А прораб Митрич просто согласно промолчал.


— Быстро, как видно, все рухнуло из-за этого признания и у тех, — сказала официантка, — кто все приводит к движению, и у тех, кто заставляет все, как единое, покоиться, и также у тех, кто связывает существующее с идеями и считает его всегда самому себе тождественным. Ведь все они присоединяют сюда бытие, говоря: одни, — что все действительно движется, другие же — что оно действительно существует как неподвижное.


— Похоже, что именно так.


— В самом деле, и те, которые всё то соединяют, то расчленяют, безразлично, соединяют ли они это в одно или разлагают это одно на бесконечное либо конечное число начал и уже их соединяют воедино, — все равно, полагают ли они, что это бывает попеременно или постоянно, в любом случае их слова ничего не значат, если не существует никакого смешения.


— А ведь верно! — восхитился Парменид.


— Решено, — заключил восьмой строитель.


— Ага, — заключил и прораб Митрич.


— Далее, самыми смешными участниками рассуждения оказались бы те, — сказала официантка, — кто вовсе не допускает, чтобы что-либо, приобщаясь к свойству другого, называлось другим.


— Как это?! — удивился Парменид.


— Принужденные в отношении ко всему употреблять выражения “быть”, “отдельно”, “само по себе” и тысячу других, воздерживаться от которых и не привносить их в свои речи они бессильны, они и не нуждаются в других обличителях, но постоянно бродят вокруг, таща за собой, как принято говорить, своего домашнего врача и будущего противника, подающего голос изнутри.

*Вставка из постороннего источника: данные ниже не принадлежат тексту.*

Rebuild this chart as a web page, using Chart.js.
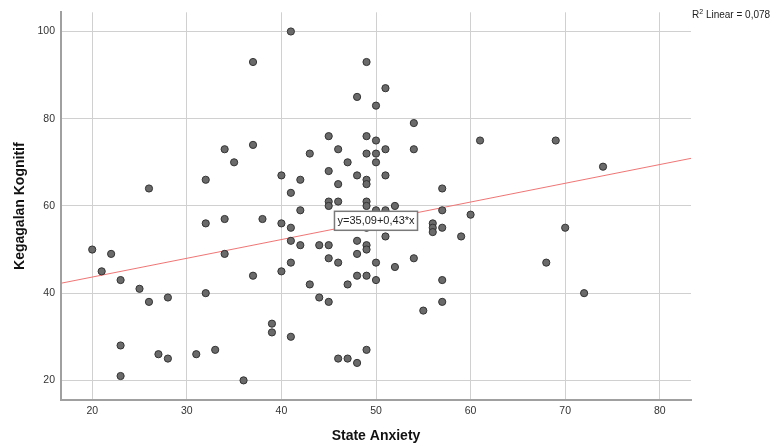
<!DOCTYPE html>
<html>
<head>
<meta charset="utf-8">
<script src="https://cdn.jsdelivr.net/npm/chart.js@4.4.1/dist/chart.umd.min.js"></script>
<style>
html,body{margin:0;padding:0;background:#fff;}
#wrap{width:770px;height:448px;}
</style>
</head>
<body>
<div id="wrap"><canvas id="scatter" width="770" height="448"></canvas></div>
<script>
// State Anxiety (x) vs Kegagalan Kognitif (y)
const anxiety = [20,21,22,23,23,23,25,26,26,27,28,28,31,32,32,32,33,34,34,34,35,36,37,37,37,38,
  39,39,40,40,40,41,41,41,41,41,41,42,42,42,43,43,44,44,45,45,45,45,45,45,45,
  46,46,46,46,46,47,47,47,48,48,48,48,48,48,49,49,49,49,49,49,49,49,49,49,49,49,
  50,50,50,50,50,50,50,51,51,51,51,51,52,52,54,54,54,55,56,56,56,57,57,57,57,57,
  59,60,61,68,69,70,72,74];
const kognitif = [50,45,49,43,28,21,41,64,38,26,39,25,26,66,56,40,27,73,57,49,70,20,93,74,44,57,
  33,31,67,56,45,100,63,55,52,47,30,66,59,51,72,42,51,39,76,68,61,60,51,48,38,
  73,65,61,47,25,70,42,25,85,67,52,49,44,24,93,76,72,66,65,61,60,55,51,50,44,27,
  83,75,72,70,59,47,43,87,73,67,59,53,60,46,79,73,48,36,56,55,54,64,59,55,43,38,
  53,58,75,47,75,55,40,69];
const xTicks = [20,30,40,50,60,70,80];
const yTicks = [20,40,60,80,100];
const xRange = [16.7, 83.3];
const yRange = [15.5, 104.4];
const fitIntercept = 35.09;
const fitSlope = 0.43;
const fitLabel = 'y=35,09+0,43*x';
const r2Text = ' Linear = 0,078';

const points = anxiety.map((x, i) => ({x: x, y: kognitif[i]}));
const fitLine = xRange.map(x => ({x: x, y: fitIntercept + fitSlope * x}));

const FONT = '"Liberation Sans", Arial, sans-serif';

// R2 note + equation label on top of the plot
const notes = {
  id: 'notes',
  afterDatasetsDraw(chart) {
    const ctx = chart.ctx;
    const xs = chart.scales.x, ys = chart.scales.y;
    ctx.save();
    // equation box, centred on the fit line at x = 50
    const lx = 50;
    const px = xs.getPixelForValue(lx);
    const py = ys.getPixelForValue(fitIntercept + fitSlope * lx);
    ctx.font = '11px ' + FONT;
    const w = ctx.measureText(fitLabel).width + 6;
    const h = 19;
    ctx.fillStyle = '#fff';
    ctx.fillRect(px - w / 2, py - h / 2, w, h);
    ctx.strokeStyle = '#7a7a7a';
    ctx.lineWidth = 1.5;
    ctx.strokeRect(px - w / 2, py - h / 2, w, h);
    ctx.fillStyle = '#222';
    ctx.textAlign = 'center';
    ctx.textBaseline = 'middle';
    ctx.fillText(fitLabel, px, py + 0.5);

    // R2 Linear
    let tx = chart.chartArea.right + 1;
    const ty = 15;
    ctx.textAlign = 'left';
    ctx.font = '10px ' + FONT;
    ctx.fillText('R', tx, ty);
    tx += ctx.measureText('R').width;
    ctx.font = '7px ' + FONT;
    ctx.fillText('2', tx, ty - 3);
    tx += ctx.measureText('2').width;
    ctx.font = '10px ' + FONT;
    ctx.fillText(r2Text, tx, ty);
    ctx.restore();
  }
};

new Chart(document.getElementById('scatter'), {
  type: 'scatter',
  data: {
    datasets: [
      {
        type: 'line', data: fitLine, borderColor: '#f07575', borderWidth: 1,
        pointRadius: 0, fill: false, order: 2
      },
      {
        data: points, backgroundColor: '#6a6a6a', borderColor: '#333',
        borderWidth: 1, pointRadius: 3.6, order: 1
      }
    ]
  },
  options: {
    responsive: false,
    animation: false,
    events: [],
    layout: {padding: {left: 0, top: 6, right: 79, bottom: 0}},
    plugins: {legend: {display: false}, tooltip: {enabled: false}},
    scales: {
      x: {
        type: 'linear', min: xRange[0], max: xRange[1],
        afterBuildTicks: s => { s.ticks = xTicks.map(v => ({value: v})); },
        afterFit: s => { s.height = 48; },
        grid: {color: '#d0d0d0', lineWidth: 1, drawTicks: false},
        border: {color: '#a0a0a0', width: 2},
        ticks: {color: '#333', padding: 5, font: {family: FONT, size: 10.5}},
        title: {display: true, text: 'State Anxiety', color: '#111',
          font: {family: FONT, size: 14, weight: 'bold'}, padding: {top: 0, bottom: 3}}
      },
      y: {
        type: 'linear', min: yRange[0], max: yRange[1],
        afterBuildTicks: s => { s.ticks = yTicks.map(v => ({value: v})); },
        afterFit: s => { s.width = 61; },
        grid: {color: '#d0d0d0', lineWidth: 1, drawTicks: false},
        border: {color: '#a0a0a0', width: 2},
        ticks: {color: '#333', padding: 6, font: {family: FONT, size: 10.5}},
        title: {display: true, text: 'Kegagalan Kognitif', color: '#111',
          font: {family: FONT, size: 14, weight: 'bold'}, padding: {top: 12, bottom: 0}}
      }
    }
  },
  plugins: [notes]
});
</script>
</body>
</html>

— То, что ты говоришь, вполне правдоподобно и истинно.


— А что если мы у всего признаем способность к взаимодействию?


— Это и я в состоянии опровергнуть.


— Каким образом, Парменид?


— А так, что само движение совершенно остановилось бы, а с другой стороны, сам покой бы задвигался, если бы они пришли в соприкосновение друг с другом.


— Однако высшая необходимость препятствует тому, чтобы движение покоилось, а покой двигался.


— Конечно.


— Значит, остается лишь третье.


— Да, похоже.


— И действительно, необходимо что-либо одно из всего этого: либо чтобы все было склонно к смешению, либо ничто, либо одно склонно, а другое нет.


Тут все решили выпить, соглашаясь с тем, как ловко Парменид опроверг самого себя, но самогона в бутылях на прилавке больше не оказалось. Официантка сильно изумилась такому крепкому следствию ее философского разговора с Парменидом. А строители суетливо засобирались уходить, чем сразу же вызвали подозрение. Но в руках и за пазухой у них ничего не было, так что заподозрить их в воровстве было очень затруднительно.


— Да зачем им приватизировать чужой самогон? — сказал Сократ. — Они только что Акрополь с Парфеноном пустили налево.


— Парфенон Парфеноном, а бутыли с самогоном как-то роднее, — сказала официантка, обидевшись. — И ведь знала же, знала, что философия до добра не доведет. А все равно оступилась!